## SHORT EXERCISE
Read the listing below and copy out every line that holds "chart".

## SOURCE DATA
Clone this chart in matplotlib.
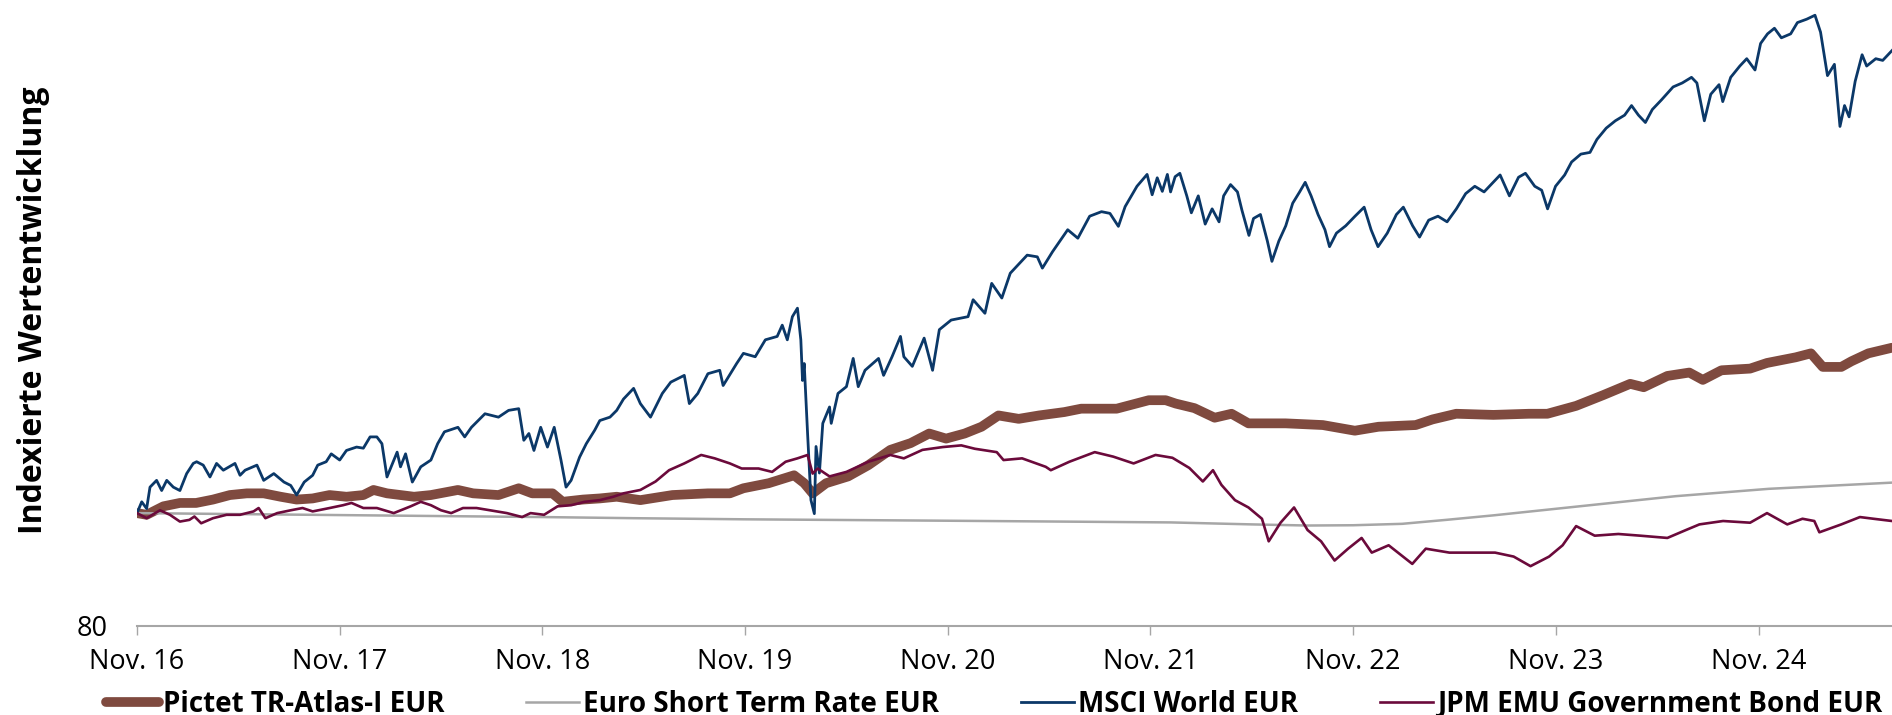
import matplotlib
matplotlib.use("Agg")
import matplotlib.pyplot as plt

# months since the "Nov. 16" start
tick_months = [0, 12, 24, 36, 48, 60, 72, 84, 96]
tick_labels = ["Nov. 16", "Nov. 17", "Nov. 18", "Nov. 19", "Nov. 20",
               "Nov. 21", "Nov. 22", "Nov. 23", "Nov. 24"]

msci_months = [0, 0.28, 0.57, 0.77, 1.16, 1.46, 1.76, 2.15, 2.54, 2.94, 3.33, 3.53, 3.92,
               4.32, 4.71, 5.11, 5.8, 6.1, 6.4, 7.1, 7.5, 8.1, 8.7, 9.1, 9.45, 9.9, 10.4,
               10.7, 11.2, 11.5, 12.0, 12.4, 13.0, 13.4, 13.8, 14.2, 14.5, 14.8, 15.4, 15.6,
               15.9, 16.3, 16.8, 17.4, 17.8, 18.2, 19.0, 19.4, 19.8, 20.6, 21.4, 22.0, 22.6,
               22.9, 23.2, 23.5, 23.9, 24.3, 24.7, 25.1, 25.4, 25.7, 26.2, 26.6, 27.1, 27.4,
               28.0, 28.4, 28.8, 29.4, 29.8, 30.4, 31.1, 31.6, 32.4, 32.7, 33.2, 33.8, 34.5,
               34.7, 35.5, 35.9, 36.6, 37.2, 37.9, 38.2, 38.5, 38.8, 39.1, 39.3, 39.4, 39.5,
               39.7, 39.9, 40.1, 40.2, 40.4, 40.6, 41.0, 41.1, 41.5, 42.0, 42.4, 42.7, 43.1,
               43.9, 44.2, 44.7, 45.2, 45.4, 45.9, 46.6, 47.1, 47.5, 48.2, 49.2, 49.5, 50.2,
               50.6, 51.2, 51.7, 52.7, 53.3, 53.6, 54.2, 55.1, 55.7, 56.4, 57.1, 57.6, 58.1,
               58.5, 59.2, 59.8, 60.1, 60.4, 60.7, 61.0,
               61.19, 61.46, 61.74, 62.15, 62.42, 62.83, 63.24, 63.65, 64.06, 64.33, 64.74,
               65.15, 65.42, 65.83, 66.1, 66.51, 66.92, 67.19, 67.6, 68.01, 68.42, 68.83,
               69.16, 69.51, 69.92, 70.33, 70.6, 71.01, 71.56, 72.11, 72.65, 73.06, 73.47,
               74.02, 74.56, 74.97, 75.52, 75.93, 76.47, 77.02, 77.56, 78.11, 78.66, 79.2,
               79.75, 80.29, 80.7, 81.25, 81.79, 82.2, 82.75, 83.16, 83.51, 83.98, 84.52,
               84.93, 85.48, 86.02, 86.43, 86.98, 87.52, 88.07, 88.48, 88.89, 89.3, 89.71,
               90.25, 90.94, 91.48, 92.03, 92.35, 92.79, 93.17, 93.66, 93.88, 94.35, 94.89,
               95.3, 95.79, 96.12, 96.53, 96.94, 97.35, 97.9, 98.3, 98.85, 99.34, 99.67,
               100.08, 100.49, 100.82, 101.09, 101.36, 101.72, 102.13, 102.4, 102.94, 103.35,
               103.98]
msci_values = [100.0, 102.0, 100.8, 104.6, 105.8, 104.0, 105.8, 104.6, 104.0, 107.0, 108.8,
               109.1, 108.5, 106.4, 108.8, 107.6, 108.8, 106.7, 107.6, 108.5, 105.8, 107.0,
               105.5, 104.9, 103.2, 105.5, 106.7, 108.5, 109.1, 110.5, 109.4, 111.1, 111.7,
               111.5, 113.5, 113.5, 112.3, 106.4, 110.8, 108.2, 110.5, 105.5, 108.2, 109.4,
               112.3, 114.4, 115.2, 113.5, 115.2, 117.6, 117.0, 118.2, 118.5, 112.9, 114.1,
               111.1, 115.2, 111.7, 115.2, 109.4, 104.6, 105.8, 109.9, 112.3, 114.7, 116.4,
               117.0, 118.2, 120.2, 122.1, 119.4, 117.0, 121.2, 123.2, 124.4, 119.4, 121.2,
               124.7, 125.3, 122.6, 126.5, 128.3, 127.7, 130.7, 131.3, 133.3, 130.7, 134.8,
               136.3, 130.7, 123.5, 126.5, 114.1, 102.3, 99.9, 111.8, 107.1, 115.9, 118.8,
               115.9, 121.2, 122.4, 127.4, 122.4, 125.3, 127.4, 124.4, 127.7, 131.3, 127.7,
               126.0, 131.0, 125.3, 132.5, 134.2, 134.8, 137.8, 135.4, 140.7, 138.1, 142.5,
               145.7, 145.4, 143.4, 146.3, 150.2, 148.7, 152.6, 153.4, 153.1, 150.8, 154.3,
               157.9, 160.0, 156.4, 159.4, 157.0, 160.0,
               156.9, 159.6, 160.2, 156.2, 153.2, 156.2, 151.2, 153.9, 151.6, 156.2, 158.2,
               156.9, 153.6, 149.2, 152.2, 152.9, 148.2, 144.6, 148.2, 150.9, 154.9, 156.9,
               158.6, 156.2, 152.9, 150.2, 147.2, 149.6, 150.9, 152.6, 154.2, 150.2, 147.2,
               149.6, 152.9, 154.2, 150.9, 148.9, 151.9, 152.6, 151.6, 153.9, 156.6, 157.9,
               156.9, 158.6, 159.9, 156.2, 159.5, 160.2, 157.9, 157.2, 153.9, 157.9, 159.9,
               162.2, 163.6, 163.9, 166.2, 168.2, 169.5, 170.5, 172.2, 170.5, 169.2, 171.5,
               173.2, 175.5, 176.2, 177.2, 176.2, 169.5, 174.2, 175.9, 172.9, 177.2, 179.2,
               180.5, 178.5, 183.2, 184.9, 185.9, 184.2, 184.9, 186.9, 187.5, 188.2, 185.2,
               177.5, 179.5, 168.5, 172.2, 170.2, 176.5, 181.2, 179.2, 180.5, 180.2,
               182.2]

pictet_months = [0, 0.57, 1.56, 2.54, 3.5, 4.5, 5.5, 6.5, 7.5, 8.5, 9.45, 10.4, 11.4, 12.4,
                 13.4, 14.0, 14.8, 16.4, 17.4, 19.0, 19.9, 21.4, 22.6, 23.4, 24.6, 25.2, 26.4,
                 27.4, 28.4, 29.8, 31.7, 33.8, 35.1, 35.9, 37.4, 38.9, 39.5, 40.0, 40.8, 42.1,
                 43.3, 44.6, 45.8, 46.9, 47.9, 49.0, 50.0, 51.0, 52.2, 53.4, 54.9, 55.9, 58.0,
                 59.9, 60.9, 61.5, 62.6, 63.8, 64.8, 65.8, 68.0, 70.2, 72.1, 73.5, 75.7, 76.7,
                 78.1, 80.3, 82.4, 83.5, 85.2, 86.8, 88.4, 89.2, 90.6, 91.9, 92.7, 93.8, 95.5,
                 96.5, 98.2, 99.1, 99.8, 100.9, 101.5, 102.5, 103.9]
pictet_values = [100.0, 99.7, 101.2, 101.8, 101.8, 102.4, 103.2, 103.5, 103.5, 102.9, 102.4,
                 102.6, 103.2, 102.9, 103.2, 104.1, 103.5, 102.9, 103.2, 104.1, 103.5, 103.2,
                 104.4, 103.5, 103.5, 102.0, 102.4, 102.6, 102.9, 102.3, 103.2, 103.5, 103.5,
                 104.4, 105.3, 106.7, 105.3, 103.5, 105.3, 106.5, 108.5, 111.2, 112.4, 114.1,
                 113.2, 114.1, 115.3, 117.3, 116.7, 117.3, 117.9, 118.5, 118.5, 120.0, 120.0,
                 119.4, 118.6, 116.9, 117.6, 115.9, 115.9, 115.6, 114.6, 115.3, 115.6, 116.6,
                 117.6, 117.4, 117.6, 117.6, 119.0, 120.9, 122.9, 122.3, 124.3, 124.9, 123.6,
                 125.3, 125.6, 126.6, 127.6, 128.3, 125.9, 125.9, 126.9, 128.3, 129.3]

estr_months = [0, 12, 24, 29.4, 36, 48, 61.2, 66, 69.3, 72, 74.9, 77.5, 80.3, 85.7, 91.1,
               96.6, 103.9]
estr_values = [100.0, 99.65, 99.3, 99.1, 98.9, 98.65, 98.35, 98.0, 97.8, 97.85, 98.1, 98.8,
               99.6, 101.3, 103.0, 104.3, 105.4]

jpm_months = [0, 0.57, 1.36, 1.95, 2.54, 3.1, 3.4, 3.8, 4.5, 5.3, 6.1, 6.9, 7.2, 7.6, 8.3,
              9.1, 9.8, 10.4, 11.4, 12.2, 12.7, 13.4, 14.2, 15.2, 16.2, 16.8, 17.4, 18.0,
              18.6, 19.3, 20.1, 20.9, 21.9, 22.8, 23.3, 24.1, 24.9, 25.7, 26.5, 27.4, 28.2,
              28.8, 29.8, 30.7, 31.5, 32.4, 33.4, 34.2, 35.1, 35.8, 36.8, 37.6, 38.4, 39.1,
              39.7, 40.0, 40.3, 41.0, 42.0, 43.3, 44.6, 45.4, 46.5, 47.7, 48.8, 49.6, 50.9,
              51.3, 52.4, 53.8, 54.1, 55.2, 56.7, 57.8, 59.0, 60.3, 60.9, 61.3, 62.3, 63.1,
              63.7, 64.2, 65.0, 65.8, 66.6, 67.0, 67.7, 68.5, 69.3, 70.1, 70.9, 71.7, 72.5,
              73.1, 74.1, 75.5, 76.3, 77.7, 79.0, 80.4, 81.5, 82.5, 83.6, 84.4, 85.2, 86.3,
              87.7, 89.0, 90.6, 91.7, 92.5, 93.9, 95.5, 96.5, 97.7, 98.6, 99.3, 99.6, 100.9,
              102.0, 102.8, 103.9]
jpm_values = [100.0, 99.1, 100.5, 99.7, 98.5, 98.8, 99.4, 98.2, 99.1, 99.7, 99.7, 100.3,
              100.9, 99.1, 100.0, 100.5, 100.9, 100.3, 100.9, 101.4, 101.8, 100.9, 100.9,
              100.0, 101.2, 102.0, 101.4, 100.5, 100.0, 100.9, 100.9, 100.5, 100.0, 99.3,
              100.0, 99.7, 101.2, 101.4, 102.0, 102.3, 102.9, 103.5, 104.1, 105.6, 107.6,
              108.8, 110.3, 109.7, 108.8, 107.9, 107.9, 107.3, 109.1, 109.7, 110.3, 107.0,
              107.9, 106.5, 107.3, 109.1, 110.3, 109.7, 111.2, 111.7, 112.0, 111.4, 110.8,
              109.4, 109.7, 108.2, 107.6, 109.1, 110.8, 110.0, 108.8, 110.3, 110.0, 109.8,
              108.0, 105.6, 107.6, 105.0, 102.3, 101.0, 99.0, 95.0, 98.3, 101.0, 97.0, 95.0,
              91.6, 93.7, 95.6, 93.0, 94.3, 91.0, 93.7, 93.0, 93.0, 93.0, 92.3, 90.6, 92.3,
              94.3, 97.7, 96.0, 96.3, 96.0, 95.6, 97.0, 98.0, 98.6, 98.3, 100.0, 98.0, 99.0,
              98.6, 96.6, 98.0, 99.3, 99.0, 98.6]

names = ["Pictet TR-Atlas-I EUR", "Euro Short Term Rate EUR", "MSCI World EUR",
         "JPM EMU Government Bond EUR"]

plt.rcParams["font.family"] = ["Open Sans", "DejaVu Sans"]

fig = plt.figure(figsize=(18.92, 7.15), dpi=100)
ax = fig.add_axes([137 / 1892, 89 / 715, 1 - 137 / 1892, 1 - 89 / 715])

ax.plot(pictet_months, pictet_values, color="#7f4a3f", lw=7, solid_capstyle="round",
        solid_joinstyle="round", label=names[0])
ax.plot(estr_months, estr_values, color="#a6a6a6", lw=1.8, label=names[1])
ax.plot(msci_months, msci_values, color="#0b3868", lw=2.0, label=names[2])
ax.plot(jpm_months, jpm_values, color="#6b0a3b", lw=1.9, label=names[3])

ax.set_xlim(0, 103.9)
ax.set_ylim(80, 190.9)

for s in ["top", "right", "left"]:
    ax.spines[s].set_visible(False)
ax.spines["bottom"].set_color("#a6a6a6")
ax.spines["bottom"].set_linewidth(1.5)

ax.set_xticks(tick_months)
ax.set_xticklabels(tick_labels, fontsize=19.5)
ax.tick_params(axis="x", length=6.5, width=1.0, color="#a6a6a6", pad=9)
ax.set_yticks([80])
ax.set_yticklabels(["80"], fontsize=19.5)
ax.tick_params(axis="y", length=0, pad=21)

fig.text(34 / 1892, 1 - 310 / 715, "Indexierte Wertentwicklung", rotation=90,
         fontsize=23, fontweight="bold", ha="center", va="center")

fig.legend(loc="center left", bbox_to_anchor=(106 / 1892, 11 / 715), ncol=4,
           frameon=False, prop={"weight": "bold", "size": 20},
           handlelength=1.9, handletextpad=0.15, columnspacing=2.95, borderpad=0,
           borderaxespad=0)

fig.savefig("out.png", dpi=100)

## COMPLETE RESPONSE
Clone this chart in matplotlib.

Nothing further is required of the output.